Lawyer Sarah Shartal has launched a class action lawsuit on behalf of 230,000 disabled Ontarians caught in bureaucratic quagmire
Thanks to a feisty lawyer, a sympathetic judge and two brave plaintiffs, the government of Ontario may finally be held to account for the way it treats the province’s poorest, sickest citizens.
The lawyer is Sarah Shartal of Roach, Schwartz and Associates.
For years, she has used every device at her disposal – reason, persuasion, harassment, outrage – to get the province to fix its badly broken disability support system. Now, as a last resort, she is trying litigation. She has launched a class action lawsuit on behalf of the 230,000 disabled Ontarians caught in the bureaucratic quagmire.
The judge is Maurice Cullity of the Ontario Superior Court.
Last month, to the surprise of legal observers, he blocked an attempt by the government to have Shartal’s suit thrown out of court. He recognized the importance of the case and gave Shartal three weeks to amend her statement of claim to meet the court’s stringent standards for class action suits.
The plaintiffs are Joy Adams and Janice Wareham.
The two severely disabled women have agreed to put their lives on display to show how hard it is to qualify for disability support and how it takes to get the money. “I needed clients with the emotional courage and strength not to be harmed by the process,” Shartal explained.
No case like this has ever gone to trial in Ontario.
If it is certified to proceed, Shartal will be making legal history. But that’s not what is motivating her. “I just ran out of other options.”
Roughly 25,000 Ontarians apply for disability support every year. Half are turned down. Many more don’t even apply because the process is so onerous.
First, an applicant has to convince a welfare caseworker that he or she is in dire financial need. That requires employment records, bank documents and identification papers.
Once that hurdle is cleared, the applicant has 90 days to get a doctor to fill out a lengthy medical form describing and assessing his or her disabilities.

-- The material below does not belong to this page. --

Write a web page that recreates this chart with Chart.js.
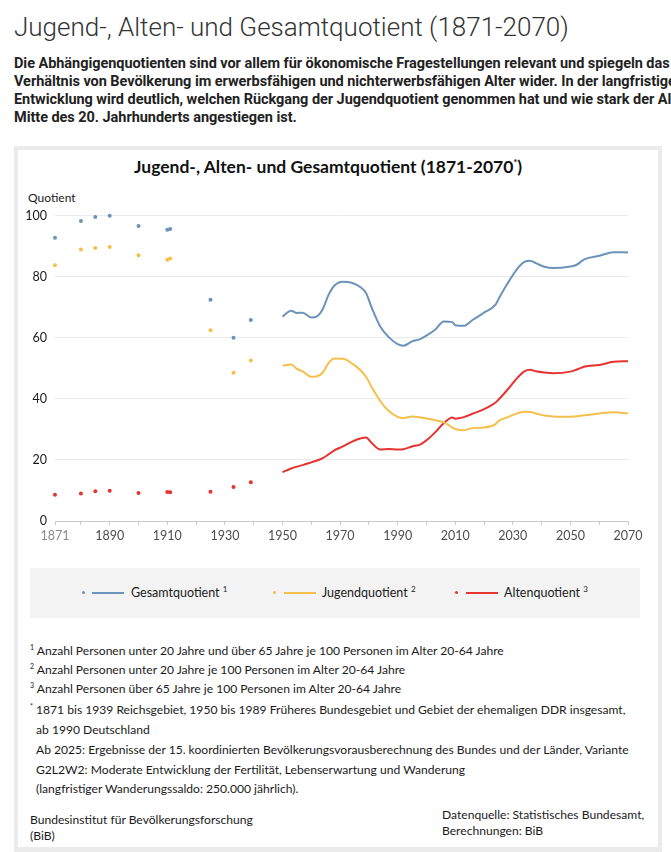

Anyone who is homeless, illiterate, doesn’t have a health card or doesn’t have a doctor has no hope of meeting this requirement.
Individuals who do manage to complete all the paperwork still face a 5-month wait while the province’s Disability Adjudication Unit determines whether they are eligible for benefits. If the answer is no – as it frequently is – an applicant can request an internal review, then appeal to the Social Benefits Tribunal. But that often takes years.
The reward for reaching the end of this maze is the princely sum of $979 per month – which falls 44 per cent below the National Welfare Council’s poverty line.
A report written for Legal Aid Ontario in 2003 concluded that the program “imposes arduous and unrealistic barriers on the very people it purports to help.”
Since the late ’90s, Shartal has used her legal skills – plus her willingness to go into the city’s shelters and ravines — to obtain benefits for thousands of severely disabled clients. At any given time, she has 120 claims on the go.
But she is no longer content to fight for justice case by case. “The government knows the system doesn’t work,” she says. “But all it does is tinker around the edges. What we’re saying is this is wrong in a basic, democratic legal sense.”
Shartal is seeking damages of $2,000 for each plaintiff, plus $100 for each month the Ministry of Community and Social Services kept a client waiting for a decision.
Wareham, a single mother and abuse survivor, waited 11 months. Adams, who was mistakenly told she didn’t have to provide hospitalization records, waited 18 months.
If Shartal and her clients win, all 230,000 disability support recipients will be eligible for similar payments.
It is little wonder the government wanted to quash the lawsuit.
It is a small miracle that the judge said no.